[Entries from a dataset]
■ ■ ■
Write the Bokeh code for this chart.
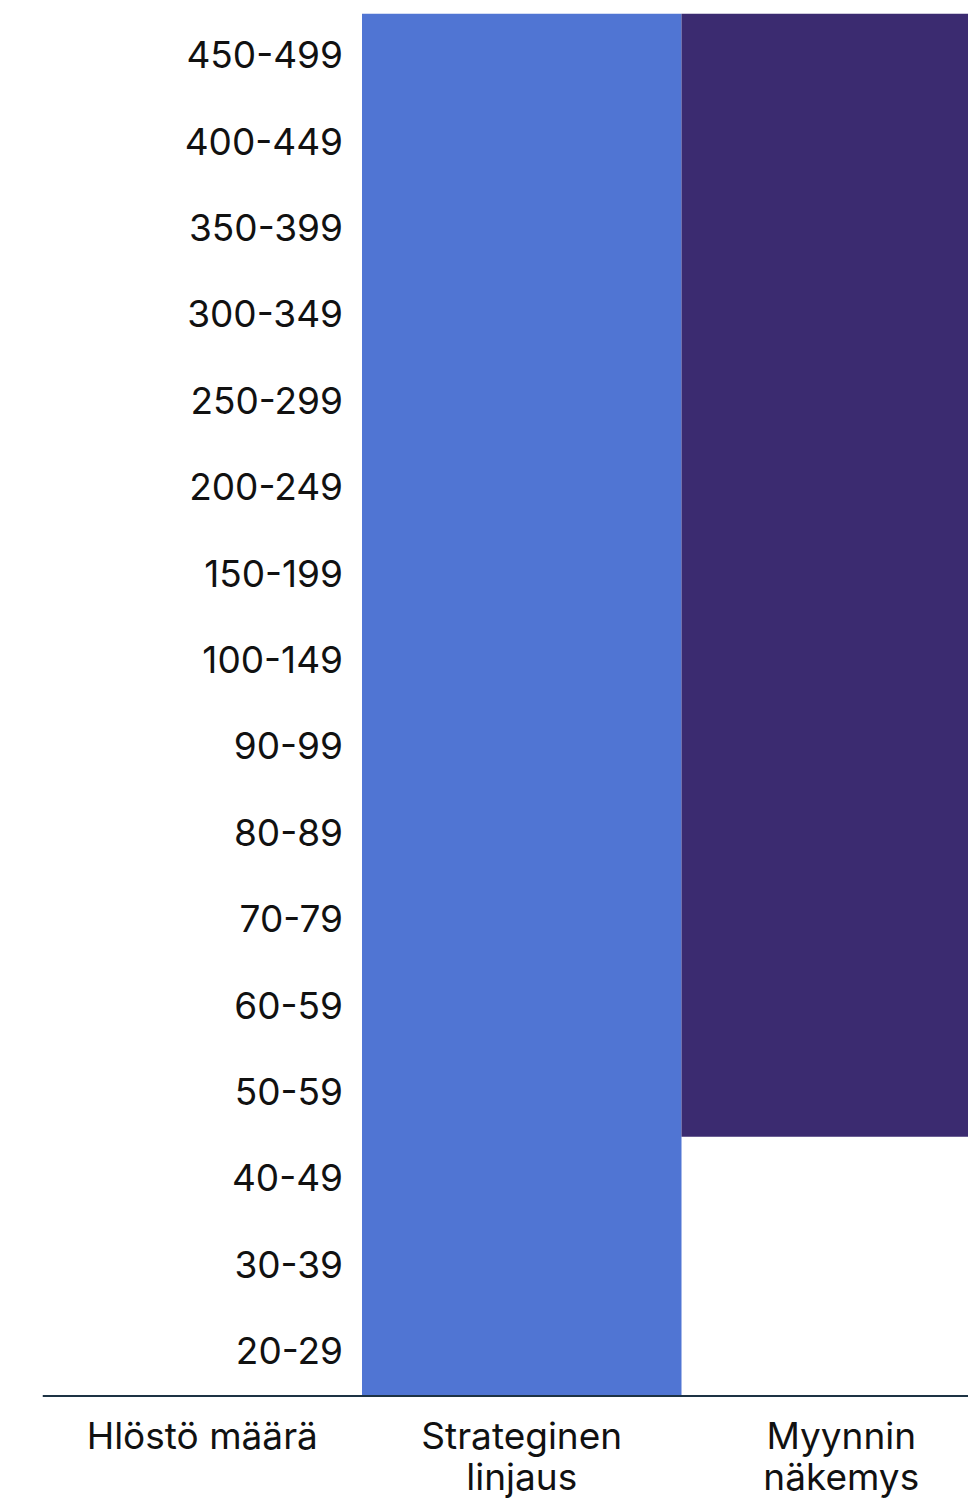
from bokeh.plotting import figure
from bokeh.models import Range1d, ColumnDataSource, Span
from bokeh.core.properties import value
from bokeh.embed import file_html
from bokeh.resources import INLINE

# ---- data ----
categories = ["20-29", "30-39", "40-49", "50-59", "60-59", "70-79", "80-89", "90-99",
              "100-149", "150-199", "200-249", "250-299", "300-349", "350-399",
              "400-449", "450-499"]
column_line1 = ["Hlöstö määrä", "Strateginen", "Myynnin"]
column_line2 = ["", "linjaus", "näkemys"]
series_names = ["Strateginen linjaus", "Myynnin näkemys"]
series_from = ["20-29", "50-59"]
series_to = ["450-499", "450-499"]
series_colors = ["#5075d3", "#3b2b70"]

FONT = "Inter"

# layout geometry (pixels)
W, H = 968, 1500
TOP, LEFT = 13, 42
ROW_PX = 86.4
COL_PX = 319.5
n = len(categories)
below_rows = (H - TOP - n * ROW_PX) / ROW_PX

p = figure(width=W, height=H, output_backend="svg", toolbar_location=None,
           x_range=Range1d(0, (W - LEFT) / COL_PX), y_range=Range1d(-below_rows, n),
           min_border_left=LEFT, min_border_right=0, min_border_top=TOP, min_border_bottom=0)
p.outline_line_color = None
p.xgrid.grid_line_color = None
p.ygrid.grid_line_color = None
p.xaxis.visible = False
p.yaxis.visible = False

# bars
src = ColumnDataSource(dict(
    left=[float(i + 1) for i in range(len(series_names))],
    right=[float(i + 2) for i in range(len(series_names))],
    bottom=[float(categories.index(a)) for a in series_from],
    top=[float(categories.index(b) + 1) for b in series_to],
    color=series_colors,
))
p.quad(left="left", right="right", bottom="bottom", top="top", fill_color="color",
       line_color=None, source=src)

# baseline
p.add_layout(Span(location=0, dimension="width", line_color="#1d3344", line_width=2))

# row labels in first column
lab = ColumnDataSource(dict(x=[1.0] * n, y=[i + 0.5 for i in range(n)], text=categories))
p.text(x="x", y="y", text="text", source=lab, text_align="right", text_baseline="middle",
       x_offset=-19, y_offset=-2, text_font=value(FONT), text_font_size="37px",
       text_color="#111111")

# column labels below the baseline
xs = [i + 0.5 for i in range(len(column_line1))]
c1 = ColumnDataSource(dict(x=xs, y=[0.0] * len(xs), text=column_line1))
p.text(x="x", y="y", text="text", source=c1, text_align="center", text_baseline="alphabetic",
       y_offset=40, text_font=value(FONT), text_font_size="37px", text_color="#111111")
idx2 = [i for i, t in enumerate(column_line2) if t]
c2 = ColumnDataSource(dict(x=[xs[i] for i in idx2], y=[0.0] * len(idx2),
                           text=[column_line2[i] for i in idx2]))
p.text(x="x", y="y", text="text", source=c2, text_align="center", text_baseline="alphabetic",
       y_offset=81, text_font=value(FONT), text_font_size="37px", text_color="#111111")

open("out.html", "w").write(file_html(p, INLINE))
■ ■ ■
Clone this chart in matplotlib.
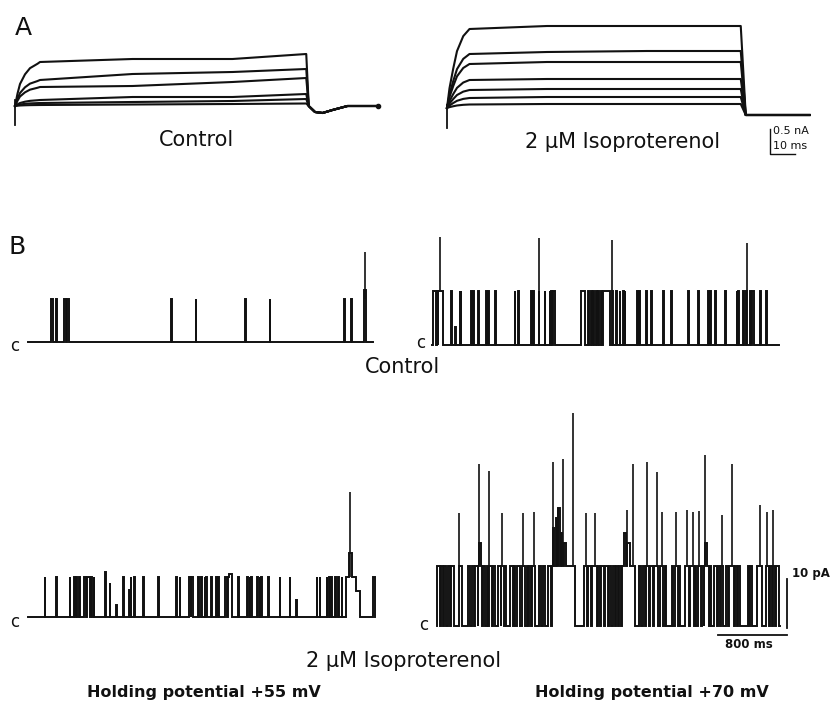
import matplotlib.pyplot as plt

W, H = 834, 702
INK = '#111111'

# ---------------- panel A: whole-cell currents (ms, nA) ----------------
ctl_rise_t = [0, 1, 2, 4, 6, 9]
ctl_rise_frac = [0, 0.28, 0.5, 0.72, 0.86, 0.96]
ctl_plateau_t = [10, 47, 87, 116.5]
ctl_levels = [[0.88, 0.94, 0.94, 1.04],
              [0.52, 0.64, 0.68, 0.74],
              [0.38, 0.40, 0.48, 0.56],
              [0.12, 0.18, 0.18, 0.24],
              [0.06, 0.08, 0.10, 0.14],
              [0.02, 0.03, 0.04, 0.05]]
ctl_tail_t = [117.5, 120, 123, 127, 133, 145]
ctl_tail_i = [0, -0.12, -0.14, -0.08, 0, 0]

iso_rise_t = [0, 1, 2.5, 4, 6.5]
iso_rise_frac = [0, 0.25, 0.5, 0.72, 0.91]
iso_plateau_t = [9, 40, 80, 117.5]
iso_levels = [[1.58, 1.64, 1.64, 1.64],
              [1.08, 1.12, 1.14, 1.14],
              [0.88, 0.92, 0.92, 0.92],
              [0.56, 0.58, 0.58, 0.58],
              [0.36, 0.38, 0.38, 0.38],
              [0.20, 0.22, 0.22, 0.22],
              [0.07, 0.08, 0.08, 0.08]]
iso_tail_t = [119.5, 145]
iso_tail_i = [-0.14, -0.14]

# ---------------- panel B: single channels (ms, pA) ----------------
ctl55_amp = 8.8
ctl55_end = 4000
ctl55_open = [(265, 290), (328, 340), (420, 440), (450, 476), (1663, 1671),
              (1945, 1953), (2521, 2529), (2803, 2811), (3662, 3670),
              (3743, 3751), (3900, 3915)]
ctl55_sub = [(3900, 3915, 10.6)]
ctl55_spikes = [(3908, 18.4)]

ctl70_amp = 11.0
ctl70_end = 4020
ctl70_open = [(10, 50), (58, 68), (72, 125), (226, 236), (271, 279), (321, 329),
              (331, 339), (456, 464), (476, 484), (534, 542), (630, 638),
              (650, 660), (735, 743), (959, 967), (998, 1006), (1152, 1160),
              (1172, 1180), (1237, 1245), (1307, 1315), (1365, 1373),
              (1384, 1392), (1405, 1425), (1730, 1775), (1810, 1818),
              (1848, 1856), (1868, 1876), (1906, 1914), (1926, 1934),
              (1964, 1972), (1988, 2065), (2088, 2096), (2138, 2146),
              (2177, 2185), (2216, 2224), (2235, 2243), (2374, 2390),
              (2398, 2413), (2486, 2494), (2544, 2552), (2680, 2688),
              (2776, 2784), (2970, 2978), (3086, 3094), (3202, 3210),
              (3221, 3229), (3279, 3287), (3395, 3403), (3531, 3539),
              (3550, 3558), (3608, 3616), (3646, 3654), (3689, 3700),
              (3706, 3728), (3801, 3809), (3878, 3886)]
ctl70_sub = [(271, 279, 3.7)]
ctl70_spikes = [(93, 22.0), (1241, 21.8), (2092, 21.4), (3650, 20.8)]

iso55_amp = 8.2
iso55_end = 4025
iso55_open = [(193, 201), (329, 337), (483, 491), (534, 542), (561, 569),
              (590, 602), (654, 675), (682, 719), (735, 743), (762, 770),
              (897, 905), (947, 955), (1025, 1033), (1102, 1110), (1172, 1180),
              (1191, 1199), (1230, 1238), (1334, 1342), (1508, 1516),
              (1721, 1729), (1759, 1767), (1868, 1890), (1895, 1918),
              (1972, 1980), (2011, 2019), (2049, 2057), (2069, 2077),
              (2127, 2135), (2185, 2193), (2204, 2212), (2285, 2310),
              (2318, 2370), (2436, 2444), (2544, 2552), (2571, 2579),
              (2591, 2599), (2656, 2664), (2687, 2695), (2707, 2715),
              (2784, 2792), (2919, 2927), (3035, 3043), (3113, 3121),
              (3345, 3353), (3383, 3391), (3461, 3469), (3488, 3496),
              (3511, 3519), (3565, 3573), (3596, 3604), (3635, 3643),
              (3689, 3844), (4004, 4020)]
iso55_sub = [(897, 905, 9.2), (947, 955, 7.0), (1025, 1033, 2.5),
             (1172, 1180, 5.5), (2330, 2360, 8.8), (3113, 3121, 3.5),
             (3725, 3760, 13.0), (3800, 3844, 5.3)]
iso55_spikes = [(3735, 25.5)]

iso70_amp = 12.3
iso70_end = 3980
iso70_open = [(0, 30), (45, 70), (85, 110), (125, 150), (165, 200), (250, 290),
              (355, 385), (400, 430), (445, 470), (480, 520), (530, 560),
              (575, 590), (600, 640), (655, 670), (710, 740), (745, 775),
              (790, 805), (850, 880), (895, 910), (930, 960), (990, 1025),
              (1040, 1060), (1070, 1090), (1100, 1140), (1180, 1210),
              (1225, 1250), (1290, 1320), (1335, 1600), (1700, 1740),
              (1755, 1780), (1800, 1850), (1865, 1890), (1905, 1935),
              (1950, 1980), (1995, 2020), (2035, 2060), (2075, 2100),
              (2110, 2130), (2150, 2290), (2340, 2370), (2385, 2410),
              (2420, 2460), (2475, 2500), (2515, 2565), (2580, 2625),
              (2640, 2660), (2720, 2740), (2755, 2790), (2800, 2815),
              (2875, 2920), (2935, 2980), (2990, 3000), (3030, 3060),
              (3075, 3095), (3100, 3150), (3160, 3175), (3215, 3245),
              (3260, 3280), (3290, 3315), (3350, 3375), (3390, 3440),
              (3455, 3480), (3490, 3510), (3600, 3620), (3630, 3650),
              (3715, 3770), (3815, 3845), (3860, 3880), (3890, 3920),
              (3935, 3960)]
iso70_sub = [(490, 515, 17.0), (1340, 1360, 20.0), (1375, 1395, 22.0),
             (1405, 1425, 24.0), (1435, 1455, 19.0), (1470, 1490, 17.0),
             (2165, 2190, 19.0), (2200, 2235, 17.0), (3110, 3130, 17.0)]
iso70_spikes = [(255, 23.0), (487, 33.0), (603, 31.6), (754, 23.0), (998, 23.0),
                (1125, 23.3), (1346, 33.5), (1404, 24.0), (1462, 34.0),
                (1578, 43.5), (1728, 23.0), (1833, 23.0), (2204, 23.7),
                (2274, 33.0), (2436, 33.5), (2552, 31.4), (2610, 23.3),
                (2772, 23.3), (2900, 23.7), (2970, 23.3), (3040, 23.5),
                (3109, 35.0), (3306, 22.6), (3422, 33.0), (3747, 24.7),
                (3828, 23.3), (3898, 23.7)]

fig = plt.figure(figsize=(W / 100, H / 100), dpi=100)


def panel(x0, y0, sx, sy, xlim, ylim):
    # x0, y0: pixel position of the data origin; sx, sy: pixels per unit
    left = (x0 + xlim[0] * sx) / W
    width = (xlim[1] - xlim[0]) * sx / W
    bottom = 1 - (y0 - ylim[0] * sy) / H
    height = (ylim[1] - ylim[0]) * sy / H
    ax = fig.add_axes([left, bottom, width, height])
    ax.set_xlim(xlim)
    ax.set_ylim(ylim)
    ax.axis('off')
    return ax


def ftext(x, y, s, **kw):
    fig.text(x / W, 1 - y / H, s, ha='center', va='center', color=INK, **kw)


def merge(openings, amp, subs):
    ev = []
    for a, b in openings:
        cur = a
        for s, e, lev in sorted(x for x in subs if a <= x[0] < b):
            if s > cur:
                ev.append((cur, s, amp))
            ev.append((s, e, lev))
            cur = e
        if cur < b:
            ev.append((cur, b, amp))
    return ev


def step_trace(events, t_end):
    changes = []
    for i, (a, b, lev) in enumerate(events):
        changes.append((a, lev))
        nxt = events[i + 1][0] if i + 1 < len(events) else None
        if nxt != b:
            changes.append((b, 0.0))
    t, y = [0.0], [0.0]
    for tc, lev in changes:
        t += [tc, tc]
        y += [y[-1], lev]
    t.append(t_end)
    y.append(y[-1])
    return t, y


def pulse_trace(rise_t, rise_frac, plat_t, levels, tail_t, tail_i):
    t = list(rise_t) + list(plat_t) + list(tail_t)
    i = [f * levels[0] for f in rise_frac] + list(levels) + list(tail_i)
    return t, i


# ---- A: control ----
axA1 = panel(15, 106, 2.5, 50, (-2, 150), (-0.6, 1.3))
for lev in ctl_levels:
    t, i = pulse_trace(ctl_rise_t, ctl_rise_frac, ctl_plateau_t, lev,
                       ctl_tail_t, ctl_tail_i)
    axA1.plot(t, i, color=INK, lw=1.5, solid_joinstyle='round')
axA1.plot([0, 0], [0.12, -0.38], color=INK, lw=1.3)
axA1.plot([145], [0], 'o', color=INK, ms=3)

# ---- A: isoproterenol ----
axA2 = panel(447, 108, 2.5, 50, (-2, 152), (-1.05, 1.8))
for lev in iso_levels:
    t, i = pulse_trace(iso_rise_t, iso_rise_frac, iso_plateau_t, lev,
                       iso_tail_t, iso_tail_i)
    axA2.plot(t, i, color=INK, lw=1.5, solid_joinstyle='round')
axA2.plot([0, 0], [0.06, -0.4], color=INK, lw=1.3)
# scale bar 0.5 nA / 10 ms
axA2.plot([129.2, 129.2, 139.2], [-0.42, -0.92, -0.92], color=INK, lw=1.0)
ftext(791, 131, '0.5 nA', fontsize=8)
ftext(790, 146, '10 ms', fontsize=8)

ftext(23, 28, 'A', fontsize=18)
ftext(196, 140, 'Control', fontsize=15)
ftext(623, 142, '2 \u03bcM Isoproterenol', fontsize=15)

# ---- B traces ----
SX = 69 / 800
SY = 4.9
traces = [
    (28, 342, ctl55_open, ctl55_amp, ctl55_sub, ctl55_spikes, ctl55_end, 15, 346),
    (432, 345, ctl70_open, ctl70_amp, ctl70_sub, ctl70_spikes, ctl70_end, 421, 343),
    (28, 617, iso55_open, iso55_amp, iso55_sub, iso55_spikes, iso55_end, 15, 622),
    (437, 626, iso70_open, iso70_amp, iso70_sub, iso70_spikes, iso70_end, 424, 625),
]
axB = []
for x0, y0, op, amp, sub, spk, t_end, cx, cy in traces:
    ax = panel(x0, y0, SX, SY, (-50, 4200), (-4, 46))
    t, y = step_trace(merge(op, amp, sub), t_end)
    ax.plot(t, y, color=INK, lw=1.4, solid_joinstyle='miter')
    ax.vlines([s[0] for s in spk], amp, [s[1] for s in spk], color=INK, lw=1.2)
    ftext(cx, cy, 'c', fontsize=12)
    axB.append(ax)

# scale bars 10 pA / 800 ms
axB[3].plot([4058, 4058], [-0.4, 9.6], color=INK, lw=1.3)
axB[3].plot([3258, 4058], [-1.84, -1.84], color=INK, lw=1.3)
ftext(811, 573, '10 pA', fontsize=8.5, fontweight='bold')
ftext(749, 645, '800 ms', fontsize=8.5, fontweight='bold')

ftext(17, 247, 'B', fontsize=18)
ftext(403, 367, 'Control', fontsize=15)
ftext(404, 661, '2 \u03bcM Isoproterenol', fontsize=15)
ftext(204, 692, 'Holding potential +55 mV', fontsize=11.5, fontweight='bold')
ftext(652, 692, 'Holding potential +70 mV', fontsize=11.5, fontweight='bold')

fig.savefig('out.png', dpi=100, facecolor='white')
■ ■ ■
Objective: Leaving out the pictures, extract the stretch from the line holding "Write the Bokeh code for this chart." through the line holding "from bokeh.resources import INLINE", word for word.

Solution to this task:
Write the Bokeh code for this chart.
from bokeh.plotting import figure
from bokeh.models import Range1d, ColumnDataSource, Span
from bokeh.core.properties import value
from bokeh.embed import file_html
from bokeh.resources import INLINE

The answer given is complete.